The FCA has been explicit that Approved Persons must act with honesty and integrity at all times. The regulator has successfully brought several high-profile enforcement cases of individuals in senior positions, who have been banned for behaviour both within and outside the workplace – conduct that was deemed to demonstrate a lack of fitness and propriety. A challenge for firms is that the concepts of ‘honesty’ and ‘integrity’ can be subjective; firms must remember that they are not necessarily seeking to make moral judgements on individuals.

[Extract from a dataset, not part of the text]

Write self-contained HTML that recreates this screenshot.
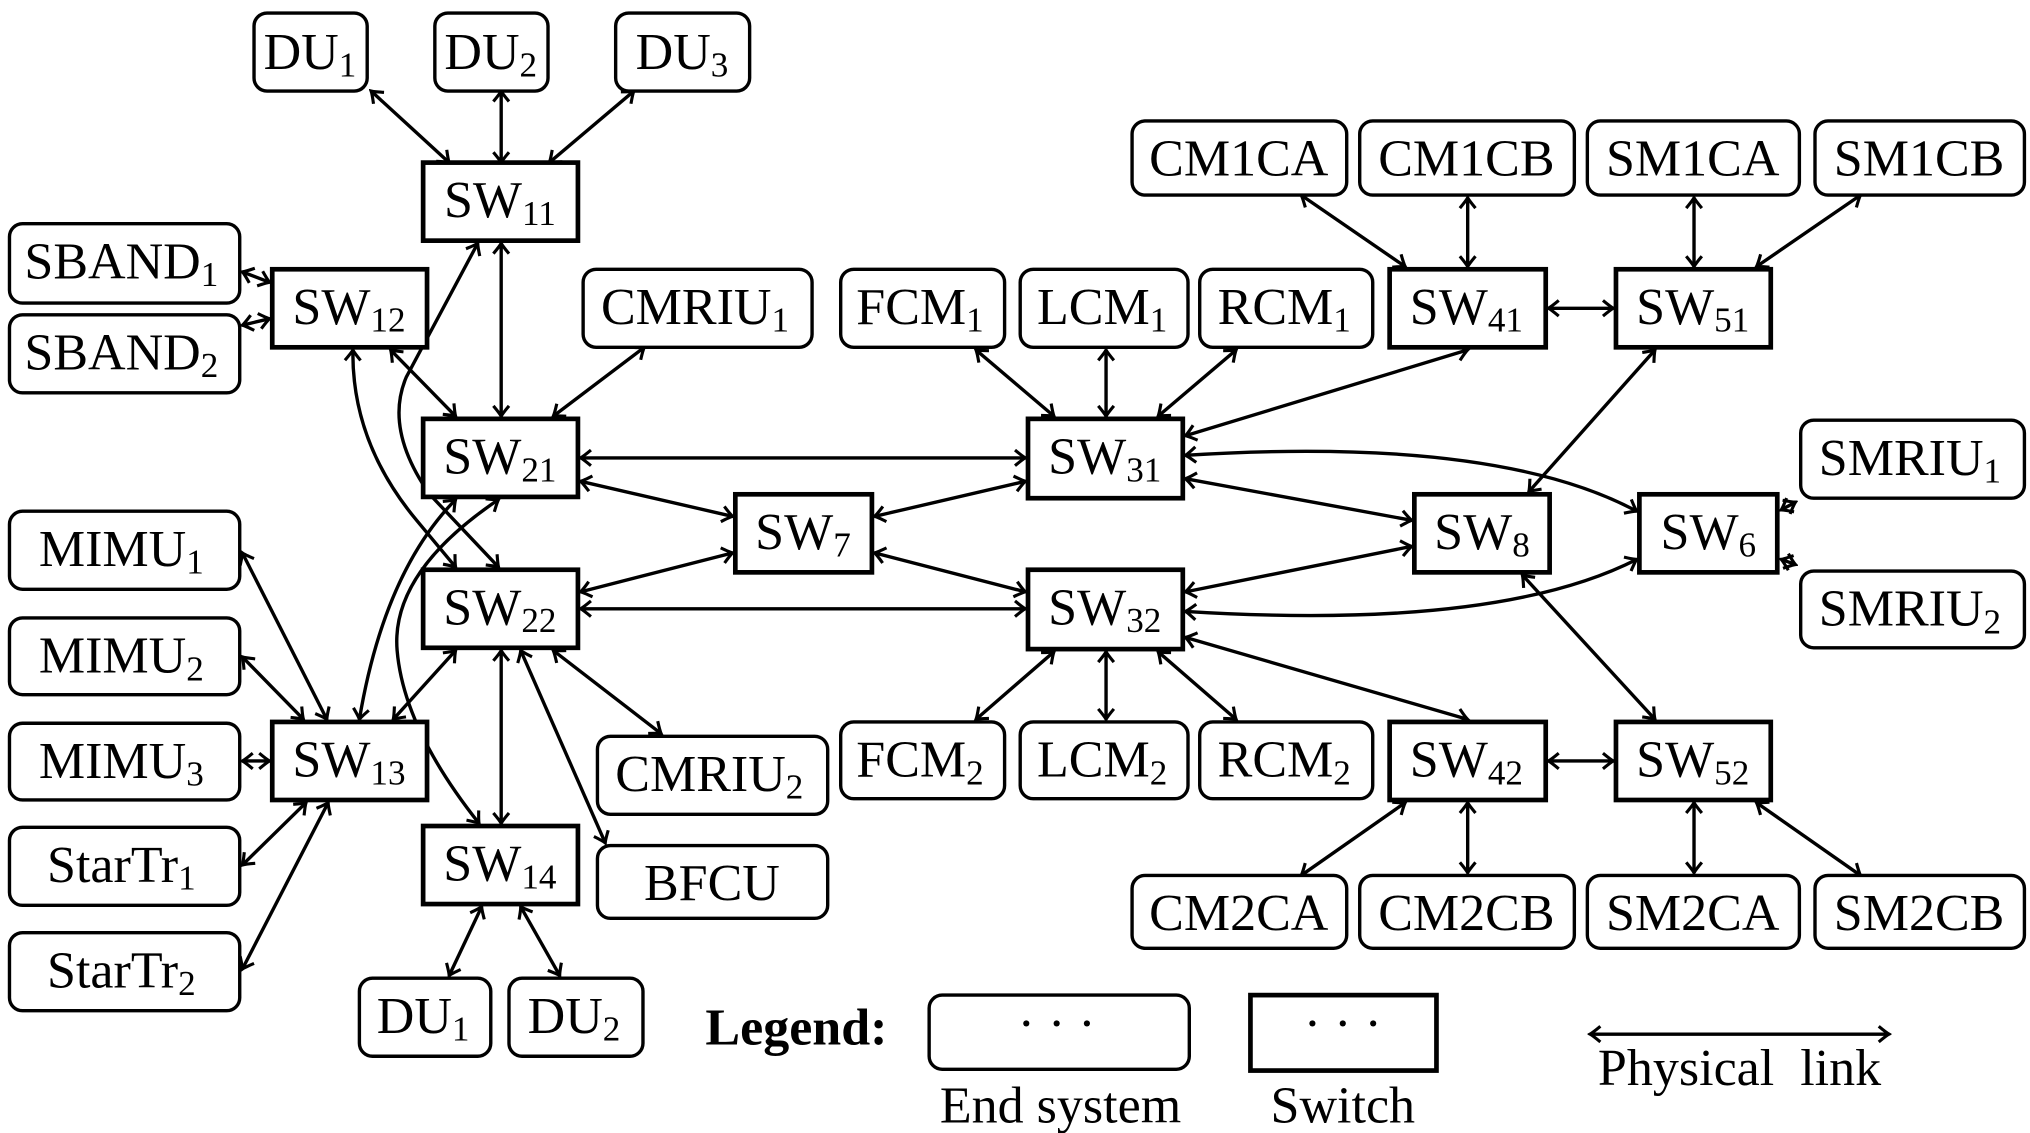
<!DOCTYPE html>
<html><head><meta charset="utf-8"><style>
html,body{margin:0;padding:0;background:#fff;}
svg{display:block;}
text{font-family:"Liberation Serif",serif;font-size:40px;fill:#000;text-anchor:middle;}
.s{font-size:27px;}
.es{fill:#fff;stroke:#000;stroke-width:2.6;}
.sw{fill:#fff;stroke:#000;stroke-width:3.6;}
.l{fill:none;stroke:#000;stroke-width:2.6;marker-start:url(#a);marker-end:url(#a);}
</style></head><body>
<svg width="2030" height="1133" viewBox="0 0 1560 871" xmlns="http://www.w3.org/2000/svg">
<defs>
<marker id="a" viewBox="-10 -8 12 16" refX="0" refY="0" markerWidth="12" markerHeight="16" markerUnits="userSpaceOnUse" orient="auto-start-reverse">
<path d="M-8,-6 Q-2,-1 0,0 Q-2,1 -8,6" fill="none" stroke="#000" stroke-width="2.4"/>
</marker>
</defs>
<g>
<path class="l" d="M285,70 L345,125"/>
<path class="l" d="M385,70 L385,125"/>
<path class="l" d="M487,70 L422,125"/>
<path class="l" d="M385,187 L385,320"/>
<path class="l" d="M367,187 L312,290 Q295,330 330,380 L383,436"/>
<path class="l" d="M271,269 Q270,340 320,400 L350,436"/>
<path class="l" d="M300,269 L350,320"/>
<path class="l" d="M495,267 L425,320"/>
<path class="l" d="M350,384 Q295,440 276,553"/>
<path class="l" d="M383,384 Q300,440 305,500 Q310,560 368,633"/>
<path class="l" d="M350,500 L302,553"/>
<path class="l" d="M385,500 L385,633"/>
<path class="l" d="M400,500 L465,648"/>
<path class="l" d="M425,500 L508,564"/>
<path class="l" d="M370,697 L345,750"/>
<path class="l" d="M400,697 L430,750"/>
<path class="l" d="M186,209 L207,217"/>
<path class="l" d="M186,250 L207,245"/>
<path class="l" d="M186,425 L251,553"/>
<path class="l" d="M186,505 L233,553"/>
<path class="l" d="M186,585 L207,585"/>
<path class="l" d="M186,665 L235,617"/>
<path class="l" d="M186,745 L252,617"/>
<path class="l" d="M446,352 L788,352"/>
<path class="l" d="M446,370 L563,397"/>
<path class="l" d="M446,468 L788,468"/>
<path class="l" d="M446,455 L563,425"/>
<path class="l" d="M672,397 L788,370"/>
<path class="l" d="M672,425 L788,455"/>
<path class="l" d="M750,269 L810,320"/>
<path class="l" d="M850,269 L850,320"/>
<path class="l" d="M950,269 L890,320"/>
<path class="l" d="M911,335 L1128,269"/>
<path class="l" d="M911,368 L1085,400"/>
<path class="l" d="M911,455 L1085,420"/>
<path class="l" d="M911,350 Q1150,335 1258,393"/>
<path class="l" d="M911,470 Q1150,485 1258,430"/>
<path class="l" d="M1175,378 L1272,269"/>
<path class="l" d="M1170,442 L1272,553"/>
<path class="l" d="M1369,392 L1380,386"/>
<path class="l" d="M1369,430 L1380,434"/>
<path class="l" d="M1000,150 L1080,205"/>
<path class="l" d="M1128,152 L1128,205"/>
<path class="l" d="M1302,152 L1302,205"/>
<path class="l" d="M1430,150 L1350,205"/>
<path class="l" d="M1190,237 L1240,237"/>
<path class="l" d="M810,501 L750,553"/>
<path class="l" d="M850,501 L850,553"/>
<path class="l" d="M890,501 L950,553"/>
<path class="l" d="M911,490 L1128,553"/>
<path class="l" d="M1190,585 L1240,585"/>
<path class="l" d="M1080,617 L1000,673"/>
<path class="l" d="M1128,617 L1128,671"/>
<path class="l" d="M1302,617 L1302,671"/>
<path class="l" d="M1350,617 L1430,673"/>
<path class="l" d="M1222,795 L1452,795"/>
</g>
<g>
<rect class="es" x="195" y="10" width="87" height="60" rx="10"/><text x="238" y="53">DU<tspan class="s" dy="6">1</tspan></text>
<rect class="es" x="334" y="10" width="87" height="60" rx="10"/><text x="377" y="53">DU<tspan class="s" dy="6">2</tspan></text>
<rect class="es" x="473" y="10" width="103" height="60" rx="10"/><text x="524" y="53">DU<tspan class="s" dy="6">3</tspan></text>
<rect class="es" x="870" y="93" width="165" height="57" rx="10"/><text x="952" y="135">CM1CA</text>
<rect class="es" x="1045" y="93" width="165" height="57" rx="10"/><text x="1127" y="135">CM1CB</text>
<rect class="es" x="1220" y="93" width="163" height="57" rx="10"/><text x="1301" y="135">SM1CA</text>
<rect class="es" x="1395" y="93" width="161" height="57" rx="10"/><text x="1475" y="135">SM1CB</text>
<rect class="es" x="7" y="172" width="177" height="61" rx="10"/><text x="93" y="214">SBAND<tspan class="s" dy="6">1</tspan></text>
<rect class="es" x="7" y="242" width="177" height="60" rx="10"/><text x="93" y="284">SBAND<tspan class="s" dy="6">2</tspan></text>
<rect class="es" x="448" y="207" width="176" height="60" rx="10"/><text x="534" y="249">CMRIU<tspan class="s" dy="6">1</tspan></text>
<rect class="es" x="646" y="207" width="126" height="60" rx="10"/><text x="707" y="249">FCM<tspan class="s" dy="6">1</tspan></text>
<rect class="es" x="784" y="207" width="129" height="60" rx="10"/><text x="847" y="249">LCM<tspan class="s" dy="6">1</tspan></text>
<rect class="es" x="922" y="207" width="133" height="60" rx="10"/><text x="987" y="249">RCM<tspan class="s" dy="6">1</tspan></text>
<rect class="es" x="1384" y="323" width="172" height="60" rx="10"/><text x="1468" y="365">SMRIU<tspan class="s" dy="6">1</tspan></text>
<rect class="es" x="7" y="393" width="177" height="60" rx="10"/><text x="93" y="435">MIMU<tspan class="s" dy="6">1</tspan></text>
<rect class="es" x="7" y="475" width="177" height="59" rx="10"/><text x="93" y="517">MIMU<tspan class="s" dy="6">2</tspan></text>
<rect class="es" x="7" y="556" width="177" height="59" rx="10"/><text x="93" y="598">MIMU<tspan class="s" dy="6">3</tspan></text>
<rect class="es" x="1384" y="439" width="172" height="59" rx="10"/><text x="1468" y="481">SMRIU<tspan class="s" dy="6">2</tspan></text>
<rect class="es" x="459" y="566" width="177" height="60" rx="10"/><text x="545" y="608">CMRIU<tspan class="s" dy="6">2</tspan></text>
<rect class="es" x="646" y="555" width="126" height="59" rx="10"/><text x="707" y="597">FCM<tspan class="s" dy="6">2</tspan></text>
<rect class="es" x="784" y="555" width="129" height="59" rx="10"/><text x="847" y="597">LCM<tspan class="s" dy="6">2</tspan></text>
<rect class="es" x="922" y="555" width="133" height="59" rx="10"/><text x="987" y="597">RCM<tspan class="s" dy="6">2</tspan></text>
<rect class="es" x="7" y="636" width="177" height="60" rx="10"/><text x="93" y="678">StarTr<tspan class="s" dy="6">1</tspan></text>
<rect class="es" x="7" y="717" width="177" height="60" rx="10"/><text x="93" y="759">StarTr<tspan class="s" dy="6">2</tspan></text>
<rect class="es" x="459" y="650" width="177" height="56" rx="10"/><text x="547" y="692">BFCU</text>
<rect class="es" x="870" y="673" width="165" height="56" rx="10"/><text x="952" y="715">CM2CA</text>
<rect class="es" x="1045" y="673" width="165" height="56" rx="10"/><text x="1127" y="715">CM2CB</text>
<rect class="es" x="1220" y="673" width="163" height="56" rx="10"/><text x="1301" y="715">SM2CA</text>
<rect class="es" x="1395" y="673" width="161" height="56" rx="10"/><text x="1475" y="715">SM2CB</text>
<rect class="es" x="276" y="752" width="101" height="60" rx="10"/><text x="325" y="794">DU<tspan class="s" dy="6">1</tspan></text>
<rect class="es" x="391" y="752" width="103" height="60" rx="10"/><text x="441" y="794">DU<tspan class="s" dy="6">2</tspan></text>
</g>
<g>
<rect class="sw" x="325" y="125" width="119" height="60"/><text x="384" y="167">SW<tspan class="s" dy="6">11</tspan></text>
<rect class="sw" x="209" y="207" width="119" height="60"/><text x="268" y="249">SW<tspan class="s" dy="6">12</tspan></text>
<rect class="sw" x="1068" y="207" width="120" height="60"/><text x="1127" y="249">SW<tspan class="s" dy="6">41</tspan></text>
<rect class="sw" x="1242" y="207" width="119" height="60"/><text x="1301" y="249">SW<tspan class="s" dy="6">51</tspan></text>
<rect class="sw" x="325" y="322" width="119" height="60"/><text x="384" y="364">SW<tspan class="s" dy="6">21</tspan></text>
<rect class="sw" x="790" y="322" width="119" height="61"/><text x="849" y="364">SW<tspan class="s" dy="6">31</tspan></text>
<rect class="sw" x="565" y="380" width="105" height="60"/><text x="617" y="422">SW<tspan class="s" dy="6">7</tspan></text>
<rect class="sw" x="1087" y="380" width="104" height="60"/><text x="1139" y="422">SW<tspan class="s" dy="6">8</tspan></text>
<rect class="sw" x="1260" y="380" width="106" height="60"/><text x="1313" y="422">SW<tspan class="s" dy="6">6</tspan></text>
<rect class="sw" x="325" y="438" width="119" height="60"/><text x="384" y="480">SW<tspan class="s" dy="6">22</tspan></text>
<rect class="sw" x="790" y="438" width="119" height="61"/><text x="849" y="480">SW<tspan class="s" dy="6">32</tspan></text>
<rect class="sw" x="209" y="555" width="119" height="60"/><text x="268" y="597">SW<tspan class="s" dy="6">13</tspan></text>
<rect class="sw" x="1068" y="555" width="120" height="60"/><text x="1127" y="597">SW<tspan class="s" dy="6">42</tspan></text>
<rect class="sw" x="1242" y="555" width="119" height="60"/><text x="1301" y="597">SW<tspan class="s" dy="6">52</tspan></text>
<rect class="sw" x="325" y="635" width="119" height="60"/><text x="384" y="677">SW<tspan class="s" dy="6">14</tspan></text>
</g>
<text x="612" y="803" style="font-weight:bold">Legend:</text>
<rect class="es" x="714" y="765" width="200" height="57" rx="10"/><text x="812" y="800">· · ·</text>
<rect class="sw" x="961" y="765" width="143" height="58"/><text x="1032" y="800">· · ·</text>
<text x="815" y="863">End system</text>
<text x="1032" y="863">Switch</text>
<text x="1337" y="834">Physical&#160;&#160;link</text>
</svg>
</body></html>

Under SMCR, not only must firms report conduct breaches to the FCA, they are also obliged to include such breaches in regulatory references requested from a potential new employer. This heightens the risk for employees that are found to be in breach, and this could create a myriad of HR/employment law challenges. Firms should – inter alia – consider what types of employee behaviour within and outside the workplace might be considered a breach of the Conduct Rules and how that might be communicated to employees.

Taking Your Firm to the Next Level

SMCR is coming and it is here to stay. By investing the time and resources into understanding the changes and empowering Senior Managers with the right tools to succeed, firms can successfully embed a culture of corporate governance that will both improve the controls within the business and impress institutional investors.